Confident Maliki asserts al Qaeda weakened in Iraq
Source: Reuters
OTTAWA, Sept 11 (Reuters) - Al Qaeda militants in Iraq are weakened and no longer have the strongholds they need to plan and execute attacks, Iraqi Prime Minister Nuri al-Maliki asserted in an interview with Canadian television on Tuesday. Maliki, heavily criticized in the United States for not doing enough to restore order to Iraq and for failing to make headway toward political stability, said there had been "huge progress" in improving security. "What drives me to believe that there will be further progress is that al Qaeda does not command any more strongholds in which it can live, organize, plan and execute terrorist attacks," he told the Canadian Broadcasting Corp. "It has lost its basis and the security conditions that helped execute these operations," added Maliki, speaking through an interpreter. The United States says al Qaeda is one of the militant groups in Iraq plotting attacks against its troops. The U.S. military said American forces targeting an al Qaeda network in northwest Iraq killed eight suspected insurgents on Tuesday. Maliki said the "chase that followed al Qaeda from place to place" was party of a plan to prevent the group from rebuilding its cells. "This gives us indications and confidence that our continuous chase will dissolve what remains of al Qaeda." The top U.S. military commander in Iraq, Gen. David Petraeus, this week told Congress that enough progress has been made in Iraq for the number of U.S. troops there be reduced by about 30,000 by next July.
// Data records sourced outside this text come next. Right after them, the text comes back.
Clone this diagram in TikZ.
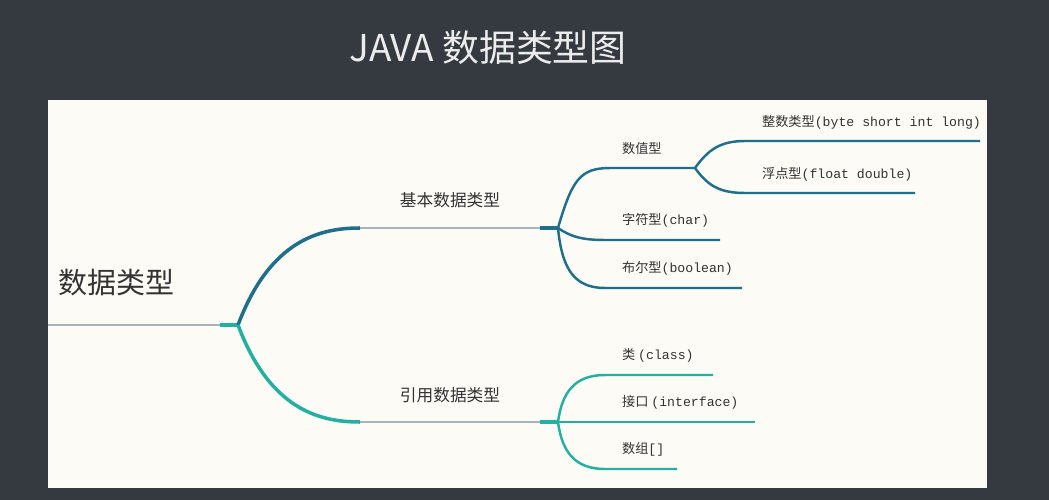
\documentclass[tikz,border=0pt]{standalone}
\usepackage{fontspec}
\setmainfont{Noto Sans CJK SC}
\newfontfamily\cjk{Noto Sans CJK SC}
\newfontfamily\mono{Liberation Mono}
\usetikzlibrary{positioning}
\definecolor{bgdark}{HTML}{343A40}
\definecolor{paper}{HTML}{FCFBF6}
\definecolor{deepteal}{HTML}{1F6F8B}
\definecolor{lightteal}{HTML}{24B0A0}
\definecolor{stem}{HTML}{A8B4BC}
\tikzset{
  leaf/.style={font=\cjk\fontsize{7.5}{9}\selectfont, anchor=south west, inner sep=1pt, text=black!80},
  mid/.style={font=\cjk\fontsize{9.5}{11}\selectfont, anchor=south, inner sep=2pt, text=black!80},
  up/.style={deepteal, line width=1.4pt},
  down/.style={lightteal, line width=1.4pt},
}
\begin{document}
\begin{tikzpicture}[x=0.02cm, y=-0.02cm]
    % Background and panel
    \fill[bgdark] (0,0) rectangle (1049,500);
    \useasboundingbox (0,0) rectangle (1049,500);
    \fill[paper] (48,100) rectangle (987,488);
    \node[text=white!85!gray, font=\fontsize{21}{25}\selectfont] (title) at (488,48) {JAVA 数据类型图};

    % Root
    \coordinate (r0) at (48,325);
    \coordinate (r1) at (220,325);
    \coordinate (rb) at (238,325);
    \node[anchor=south west, font=\cjk\fontsize{16.5}{20}\selectfont, text=black!80] (root) at (52,302) {数据类型};
    \draw[stem, line width=1pt] (r0) -- (r1);
    \draw[lightteal, line width=2.5pt] (r1) -- (rb);

    % Level one
    \coordinate (p0) at (360,228); \coordinate (p1) at (540,228); \coordinate (pb) at (558,228);
    \coordinate (q0) at (360,422); \coordinate (q1) at (540,422); \coordinate (qb) at (558,422);
    \draw[deepteal, line width=2pt] (rb) .. controls (270,240) and (320,228) .. (p0);
    \draw[lightteal, line width=2pt] (rb) .. controls (270,410) and (320,422) .. (q0);
    \draw[stem, line width=1pt] (p0) -- (p1);
    \draw[stem, line width=1pt] (q0) -- (q1);
    \draw[deepteal, line width=2.5pt] (p1) -- (pb);
    \draw[lightteal, line width=2.5pt] (q1) -- (qb);
    \node[mid] (basic) at (450,212) {基本数据类型};
    \node[mid] (refer) at (450,407) {引用数据类型};

    % Basic types
    \coordinate (n0) at (610,168); \coordinate (nb) at (695,168);
    \draw[up] (pb) .. controls (572,180) and (580,168) .. (n0) -- (nb);
    \node[leaf] (num) at (620,157) {数值型};
    \coordinate (i0) at (745,141); \coordinate (i1) at (980,141);
    \coordinate (f0) at (745,193); \coordinate (f1) at (915,193);
    \draw[up] (nb) .. controls (708,150) and (720,141) .. (i0) -- (i1);
    \draw[up] (nb) .. controls (708,186) and (720,193) .. (f0) -- (f1);
    \node[leaf] (int) at (760,131) {整数类型{\mono(byte short int long)}};
    \node[leaf] (flt) at (760,183) {浮点型{\mono(float double)}};
    \coordinate (c0) at (605,240); \coordinate (c1) at (720,240);
    \coordinate (b0) at (605,288); \coordinate (b1) at (742,288);
    \draw[up] (pb) .. controls (570,236) and (580,240) .. (c0) -- (c1);
    \draw[up] (pb) .. controls (562,270) and (575,288) .. (b0) -- (b1);
    \node[leaf] (chr) at (620,229) {字符型{\mono(char)}};
    \node[leaf] (bool) at (620,277) {布尔型{\mono(boolean)}};

    % Reference types
    \coordinate (k0) at (605,375); \coordinate (k1) at (713,375);
    \coordinate (j1) at (755,422);
    \coordinate (a0) at (605,469); \coordinate (a1) at (677,469);
    \draw[down] (qb) .. controls (562,392) and (575,375) .. (k0) -- (k1);
    \draw[down] (qb) -- (j1);
    \draw[down] (qb) .. controls (562,452) and (575,469) .. (a0) -- (a1);
    \node[leaf] (cls) at (620,364) {类 {\mono(class)}};
    \node[leaf] (ifc) at (620,411) {接口 {\mono(interface)}};
    \node[leaf] (arr) at (620,458) {数组{\mono[]}};
\end{tikzpicture}
\end{document}
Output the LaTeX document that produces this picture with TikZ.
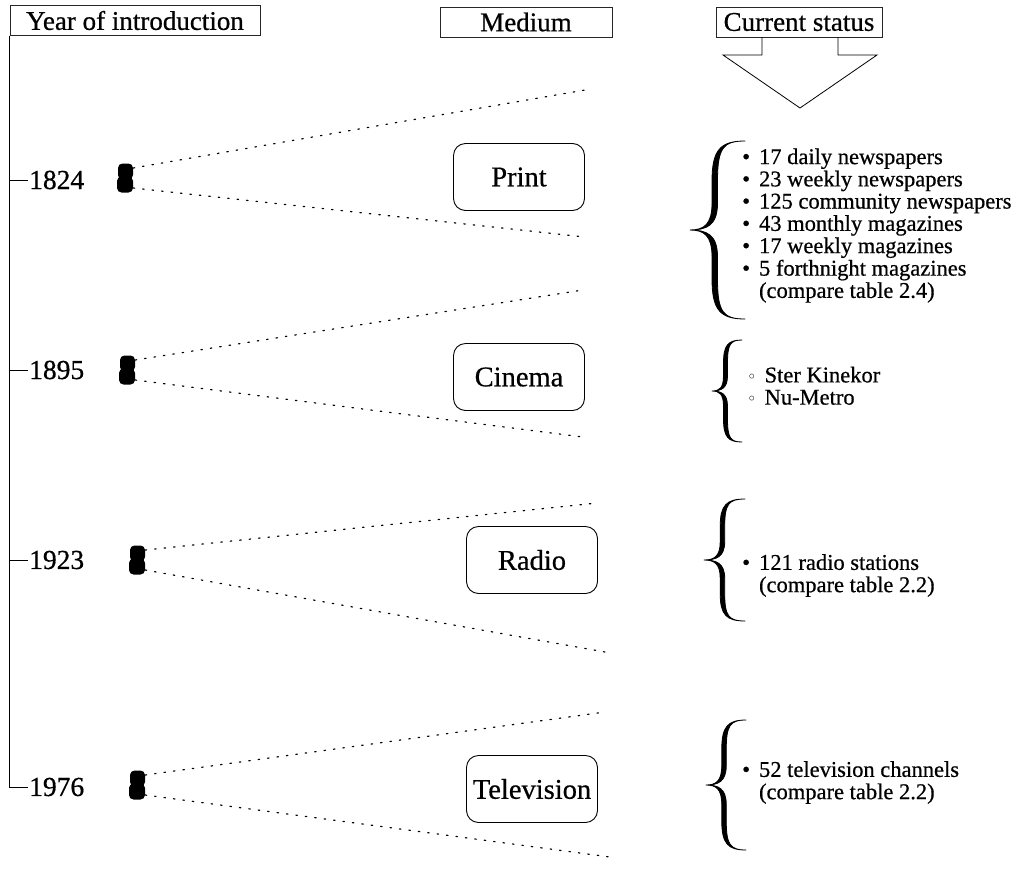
\documentclass[tikz,border=0pt]{standalone}
\usepackage{fontspec}
\setmainfont{Liberation Serif}[FakeBold=0.6]
\newfontfamily\symfont{DejaVu Sans}
\usetikzlibrary{calc}

% Tapered curly brace: tip x, centre y, width, half height, stroke thickness
\newcommand\curlybrace[5]{%
  \pgfmathsetmacro\bxt{#1}\pgfmathsetmacro\byc{#2}%
  \pgfmathsetmacro\bw{#3}\pgfmathsetmacro\bh{#4}%
  \pgfmathsetmacro\bxe{\bxt+\bw}%
  \pgfmathsetmacro\bxo{\bxt+0.45*\bw-#5/2}%
  \pgfmathsetmacro\bxi{\bxt+0.45*\bw+#5/2}%
  \pgfmathsetmacro\bya{\byc-\bh}\pgfmathsetmacro\byb{\byc+\bh}%
  \pgfmathsetmacro\byu{\byc-0.55*\bh}\pgfmathsetmacro\byv{\byc-0.3*\bh}%
  \pgfmathsetmacro\byw{\byc+0.3*\bh}\pgfmathsetmacro\byz{\byc+0.55*\bh}%
  \filldraw[line width=0.8pt, line join=round]
    (\bxe,\bya) .. controls ({\bxo+0.15*\bw},\bya) and (\bxo,{\bya+0.1*\bh}) .. (\bxo,\byu)
    -- (\bxo,\byv) .. controls (\bxo,{\byc-0.06*\bh}) and ({\bxt+0.25*\bw},\byc) .. (\bxt,\byc)
    .. controls ({\bxt+0.25*\bw},\byc) and (\bxo,{\byc+0.06*\bh}) .. (\bxo,\byw)
    -- (\bxo,\byz) .. controls (\bxo,{\byb-0.1*\bh}) and ({\bxo+0.15*\bw},\byb) .. (\bxe,\byb)
    .. controls ({\bxi+0.1*\bw},\byb) and (\bxi,{\byb-0.08*\bh}) .. (\bxi,\byz)
    -- (\bxi,\byw) .. controls (\bxi,{\byc+0.05*\bh}) and ({\bxt+0.3*\bw},\byc) .. (\bxt,\byc)
    .. controls ({\bxt+0.3*\bw},\byc) and (\bxi,{\byc-0.05*\bh}) .. (\bxi,\byv)
    -- (\bxi,\byu) .. controls (\bxi,{\bya+0.08*\bh}) and ({\bxi+0.1*\bw},\bya) .. (\bxe,\bya) -- cycle;
}

\tikzset{
  header/.style={draw=black!85, line width=0.6pt, inner sep=0pt, minimum height=30pt,
    font=\fontsize{27}{30}\selectfont},
  medium/.style={draw, line width=0.9pt, rounded corners=12pt, inner sep=0pt,
    minimum width=131pt, minimum height=67pt, font=\fontsize{28.5}{30}\selectfont},
  year/.style={anchor=west, inner sep=1pt, font=\fontsize{27.5}{28}\selectfont},
  reel/.style={inner sep=0pt, minimum width=16pt, minimum height=29pt,
    path picture={
      \fill[rounded corners=4.5pt] ([xshift=1pt]path picture bounding box.north west)
        rectangle ([yshift=-1.5pt]path picture bounding box.east);
      \fill[rounded corners=4.5pt] ([yshift=1.5pt]path picture bounding box.west)
        rectangle (path picture bounding box.south east);
    }},
  link/.style={line width=1.2pt, dash pattern=on 1.5pt off 8pt, line cap=round},
  status/.style={anchor=west, inner sep=0pt, font=\fontsize{22.5}{22.2}\selectfont},
}

\begin{document}
\begin{tikzpicture}[x=1pt, y=-1pt]
\useasboundingbox (0,0) rectangle (1022,873);

% column headers
\node[header, minimum width=250pt] (yearbox) at (135,20.5) {Year of introduction};
\node[header, minimum width=172pt] (mediumbox) at (526,22) {Medium\hspace{26pt}};
\node[header, minimum width=166pt] (statusbox) at (799,22) {Current status};

% hollow arrow below "Current status"
\coordinate (sl) at (762,37);
\coordinate (sr) at (838,37);
\draw[line width=0.8pt] (sl) -- (762,55) -- (723,55) -- (800,108) -- (877,55) -- (838,55) -- (sr);

% years on the time line
\node[year] (yr1824) at (28,180) {1824};
\node[year] (yr1895) at (28,370) {1895};
\node[year] (yr1923) at (28,560) {1923};
\node[year] (yr1976) at (28,787) {1976};
\draw[line width=0.8pt] (yearbox.south west) |- (yr1824.west);
\draw[line width=0.8pt] (yearbox.south west) |- (yr1895.west);
\draw[line width=0.8pt] (yearbox.south west) |- (yr1923.west);
\draw[line width=0.8pt] (yearbox.south west) |- (yr1976.west);

% film reel icons
\node[reel] (r1824) at (125,178) {};
\node[reel] (r1895) at (127,370) {};
\node[reel] (r1923) at (137,560) {};
\node[reel] (r1976) at (137,785) {};

% media
\node[medium] (print)  at (519,177) {Print};
\node[medium] (cinema) at (519,377) {Cinema};
\node[medium] (radio)  at (532,560) {Radio};
\node[medium] (tv)     at (532,789) {Television};

% ends of the dotted fans
\coordinate (p1) at (585,90);  \coordinate (p2) at (585,237);
\coordinate (c1) at (583,290); \coordinate (c2) at (583,437);
\coordinate (d1) at (597,503); \coordinate (d2) at (605,652);
\coordinate (t1) at (605,712); \coordinate (t2) at (610,857);

\draw[link] ([yshift=10pt]r1824.east) -- (p1);
\draw[link] ([yshift=-10pt]r1824.east) -- (p2);
\draw[link] ([yshift=10pt]r1895.east) -- (c1);
\draw[link] ([yshift=-10pt]r1895.east) -- (c2);
\draw[link] ([yshift=10pt]r1923.east) -- (d1);
\draw[link] ([yshift=-10pt]r1923.east) -- (d2);
\draw[link] ([yshift=10pt]r1976.east) -- (t1);
\draw[link] ([yshift=-10pt]r1976.east) -- (t2);

% braces
\curlybrace{690}{230}{55}{89}{5.5}
\curlybrace{712}{391}{30}{51}{4}
\curlybrace{704}{560}{41}{61}{4.5}
\curlybrace{706}{785}{40}{65}{4.5}

% current status lists
\node[status] (printlist) at (742,226.5) {%
  \begin{tabular}{@{}l@{\hspace{9pt}}l@{}}
  \textbullet & 17 daily newspapers\\
  \textbullet & 23 weekly newspapers\\
  \textbullet & 125 community newspapers\\
  \textbullet & 43 monthly magazines\\
  \textbullet & 17 weekly magazines\\
  \textbullet & 5 forthnight magazines\\
   & (compare table 2.4)
  \end{tabular}};
\node[status] (cinemalist) at (747,389) {%
  \begin{tabular}{@{}l@{\hspace{8pt}}l@{}}
  {\symfont\fontsize{16}{16}\selectfont ◦} & Ster Kinekor\\
  {\symfont\fontsize{16}{16}\selectfont ◦} & Nu-Metro
  \end{tabular}};
\node[status] (radiolist) at (742,576.5) {%
  \begin{tabular}{@{}l@{\hspace{9pt}}l@{}}
  \textbullet & 121 radio stations\\
   & (compare table 2.2)
  \end{tabular}};
\node[status] (tvlist) at (742,783.5) {%
  \begin{tabular}{@{}l@{\hspace{9pt}}l@{}}
  \textbullet & 52 television channels\\
   & (compare table 2.2)
  \end{tabular}};
\end{tikzpicture}
\end{document}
Baghdad welcomed that assessment. "The withdrawal will not be sudden or greater than the security needs of Iraq. It will be appropriate and proportional to the need of having these troops present," said Maliki. Maliki has said Iraqi forces need more time to take over full security responsibility from American troops and other Iraqi officials have warned that a premature U.S. pullout would trigger a civil war.